[RECORDED DATA]
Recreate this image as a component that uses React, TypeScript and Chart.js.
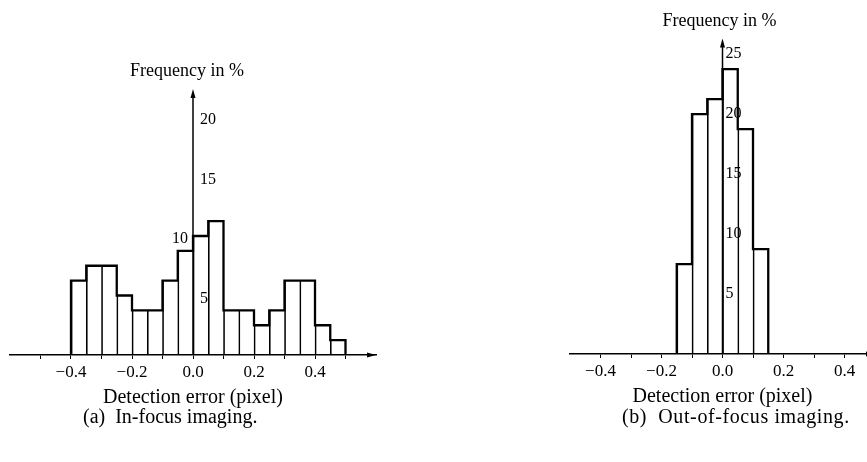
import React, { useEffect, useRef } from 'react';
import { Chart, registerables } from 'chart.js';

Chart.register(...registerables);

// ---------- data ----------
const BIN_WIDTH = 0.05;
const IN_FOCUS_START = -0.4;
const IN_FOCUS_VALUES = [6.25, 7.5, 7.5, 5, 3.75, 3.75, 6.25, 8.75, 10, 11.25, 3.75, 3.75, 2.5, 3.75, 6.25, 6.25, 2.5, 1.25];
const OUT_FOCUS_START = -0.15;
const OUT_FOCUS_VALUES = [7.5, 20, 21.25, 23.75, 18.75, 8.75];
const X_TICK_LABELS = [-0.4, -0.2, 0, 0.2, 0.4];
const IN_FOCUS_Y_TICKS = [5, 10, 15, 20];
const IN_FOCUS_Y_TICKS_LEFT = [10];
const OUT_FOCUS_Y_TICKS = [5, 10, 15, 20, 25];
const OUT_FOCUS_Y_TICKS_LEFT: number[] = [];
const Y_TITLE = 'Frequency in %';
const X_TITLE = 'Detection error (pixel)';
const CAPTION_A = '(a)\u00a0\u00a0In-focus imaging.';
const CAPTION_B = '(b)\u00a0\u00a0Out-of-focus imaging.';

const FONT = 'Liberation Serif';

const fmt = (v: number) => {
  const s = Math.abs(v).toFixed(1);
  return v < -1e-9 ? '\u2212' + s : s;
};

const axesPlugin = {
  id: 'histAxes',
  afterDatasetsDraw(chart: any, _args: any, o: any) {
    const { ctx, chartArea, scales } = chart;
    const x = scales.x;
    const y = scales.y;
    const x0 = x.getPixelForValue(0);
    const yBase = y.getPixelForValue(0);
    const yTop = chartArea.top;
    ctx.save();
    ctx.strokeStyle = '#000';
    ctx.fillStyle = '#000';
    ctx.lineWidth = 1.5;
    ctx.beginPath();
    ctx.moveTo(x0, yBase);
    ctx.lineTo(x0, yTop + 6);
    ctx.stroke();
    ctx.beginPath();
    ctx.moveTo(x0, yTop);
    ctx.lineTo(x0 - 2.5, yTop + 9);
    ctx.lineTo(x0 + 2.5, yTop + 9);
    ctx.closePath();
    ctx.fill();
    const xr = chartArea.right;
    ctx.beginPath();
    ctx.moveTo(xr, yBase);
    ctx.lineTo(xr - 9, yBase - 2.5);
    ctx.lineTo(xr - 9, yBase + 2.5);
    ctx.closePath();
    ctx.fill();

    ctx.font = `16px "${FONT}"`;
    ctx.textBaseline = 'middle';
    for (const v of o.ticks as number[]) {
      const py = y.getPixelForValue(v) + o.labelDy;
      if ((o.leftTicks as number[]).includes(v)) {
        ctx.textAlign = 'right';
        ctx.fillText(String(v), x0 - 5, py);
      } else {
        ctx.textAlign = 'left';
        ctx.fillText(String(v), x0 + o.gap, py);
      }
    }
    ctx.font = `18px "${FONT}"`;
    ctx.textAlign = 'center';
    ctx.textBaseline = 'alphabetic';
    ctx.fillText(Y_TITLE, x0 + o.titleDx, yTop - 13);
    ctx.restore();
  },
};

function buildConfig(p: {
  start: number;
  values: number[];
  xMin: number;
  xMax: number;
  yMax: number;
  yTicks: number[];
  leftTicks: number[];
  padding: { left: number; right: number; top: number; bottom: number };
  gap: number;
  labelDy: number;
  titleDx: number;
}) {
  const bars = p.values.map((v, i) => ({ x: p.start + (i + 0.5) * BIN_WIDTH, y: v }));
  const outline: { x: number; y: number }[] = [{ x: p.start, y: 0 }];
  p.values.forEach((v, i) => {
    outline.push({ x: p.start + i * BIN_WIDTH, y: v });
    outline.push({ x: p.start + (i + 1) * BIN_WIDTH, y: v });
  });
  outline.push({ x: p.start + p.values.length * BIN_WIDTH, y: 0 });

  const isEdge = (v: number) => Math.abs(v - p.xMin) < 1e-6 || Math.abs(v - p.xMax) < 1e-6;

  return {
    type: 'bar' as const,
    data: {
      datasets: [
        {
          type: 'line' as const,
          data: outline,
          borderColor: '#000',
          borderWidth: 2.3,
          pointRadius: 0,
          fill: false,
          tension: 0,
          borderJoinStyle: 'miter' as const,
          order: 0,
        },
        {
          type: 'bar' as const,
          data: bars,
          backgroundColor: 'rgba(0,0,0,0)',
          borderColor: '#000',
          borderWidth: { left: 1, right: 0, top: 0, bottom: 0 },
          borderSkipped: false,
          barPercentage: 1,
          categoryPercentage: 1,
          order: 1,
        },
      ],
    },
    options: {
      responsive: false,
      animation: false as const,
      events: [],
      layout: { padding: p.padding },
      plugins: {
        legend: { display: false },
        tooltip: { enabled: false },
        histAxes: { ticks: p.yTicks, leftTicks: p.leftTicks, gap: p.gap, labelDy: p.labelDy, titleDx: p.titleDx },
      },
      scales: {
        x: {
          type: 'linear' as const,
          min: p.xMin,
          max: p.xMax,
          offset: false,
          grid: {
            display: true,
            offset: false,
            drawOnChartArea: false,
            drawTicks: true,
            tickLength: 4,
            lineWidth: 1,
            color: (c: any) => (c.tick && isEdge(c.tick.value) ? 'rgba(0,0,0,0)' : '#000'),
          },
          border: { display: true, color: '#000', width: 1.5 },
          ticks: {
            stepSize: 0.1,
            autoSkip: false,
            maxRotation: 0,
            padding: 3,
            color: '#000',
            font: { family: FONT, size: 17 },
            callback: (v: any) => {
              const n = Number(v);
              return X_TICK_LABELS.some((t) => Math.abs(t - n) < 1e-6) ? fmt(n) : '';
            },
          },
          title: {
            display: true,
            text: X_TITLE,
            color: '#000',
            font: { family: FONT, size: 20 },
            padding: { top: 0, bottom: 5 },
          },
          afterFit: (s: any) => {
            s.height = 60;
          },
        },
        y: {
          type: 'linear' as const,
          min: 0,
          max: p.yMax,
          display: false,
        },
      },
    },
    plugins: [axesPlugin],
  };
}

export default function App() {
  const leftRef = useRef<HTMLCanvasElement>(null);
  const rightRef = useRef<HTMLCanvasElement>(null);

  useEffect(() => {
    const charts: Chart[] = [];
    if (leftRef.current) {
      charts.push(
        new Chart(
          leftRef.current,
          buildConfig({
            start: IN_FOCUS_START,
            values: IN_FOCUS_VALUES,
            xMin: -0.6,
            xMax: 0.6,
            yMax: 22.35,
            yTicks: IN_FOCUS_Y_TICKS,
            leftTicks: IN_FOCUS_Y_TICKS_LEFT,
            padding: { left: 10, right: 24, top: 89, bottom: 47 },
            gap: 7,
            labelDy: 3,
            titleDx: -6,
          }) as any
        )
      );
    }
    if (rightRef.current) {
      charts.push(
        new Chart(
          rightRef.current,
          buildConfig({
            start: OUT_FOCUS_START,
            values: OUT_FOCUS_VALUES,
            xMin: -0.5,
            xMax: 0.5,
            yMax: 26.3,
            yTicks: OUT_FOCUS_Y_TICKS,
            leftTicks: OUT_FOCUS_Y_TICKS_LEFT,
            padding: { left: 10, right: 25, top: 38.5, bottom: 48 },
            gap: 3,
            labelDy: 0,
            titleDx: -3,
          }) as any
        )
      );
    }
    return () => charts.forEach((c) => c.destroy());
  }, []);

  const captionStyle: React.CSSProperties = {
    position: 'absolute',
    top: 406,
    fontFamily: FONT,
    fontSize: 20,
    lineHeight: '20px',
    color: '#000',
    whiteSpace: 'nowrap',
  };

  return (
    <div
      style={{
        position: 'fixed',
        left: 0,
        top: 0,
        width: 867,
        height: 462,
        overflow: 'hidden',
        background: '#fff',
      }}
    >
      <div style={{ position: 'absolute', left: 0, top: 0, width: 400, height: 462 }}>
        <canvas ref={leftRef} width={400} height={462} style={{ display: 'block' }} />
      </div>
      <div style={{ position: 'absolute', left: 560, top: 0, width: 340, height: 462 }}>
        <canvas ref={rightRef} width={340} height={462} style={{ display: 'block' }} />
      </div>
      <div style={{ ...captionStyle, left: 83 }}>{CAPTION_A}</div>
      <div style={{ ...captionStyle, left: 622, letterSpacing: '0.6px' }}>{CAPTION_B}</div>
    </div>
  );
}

[DIRECTIONS]
Up to and including the line containing "Chart.register(...registerables);", repeat every line from the start of the data, but none of the pictures.

[RESPONSE TO THE EXERCISE]
Recreate this image as a component that uses React, TypeScript and Chart.js.
import React, { useEffect, useRef } from 'react';
import { Chart, registerables } from 'chart.js';

Chart.register(...registerables);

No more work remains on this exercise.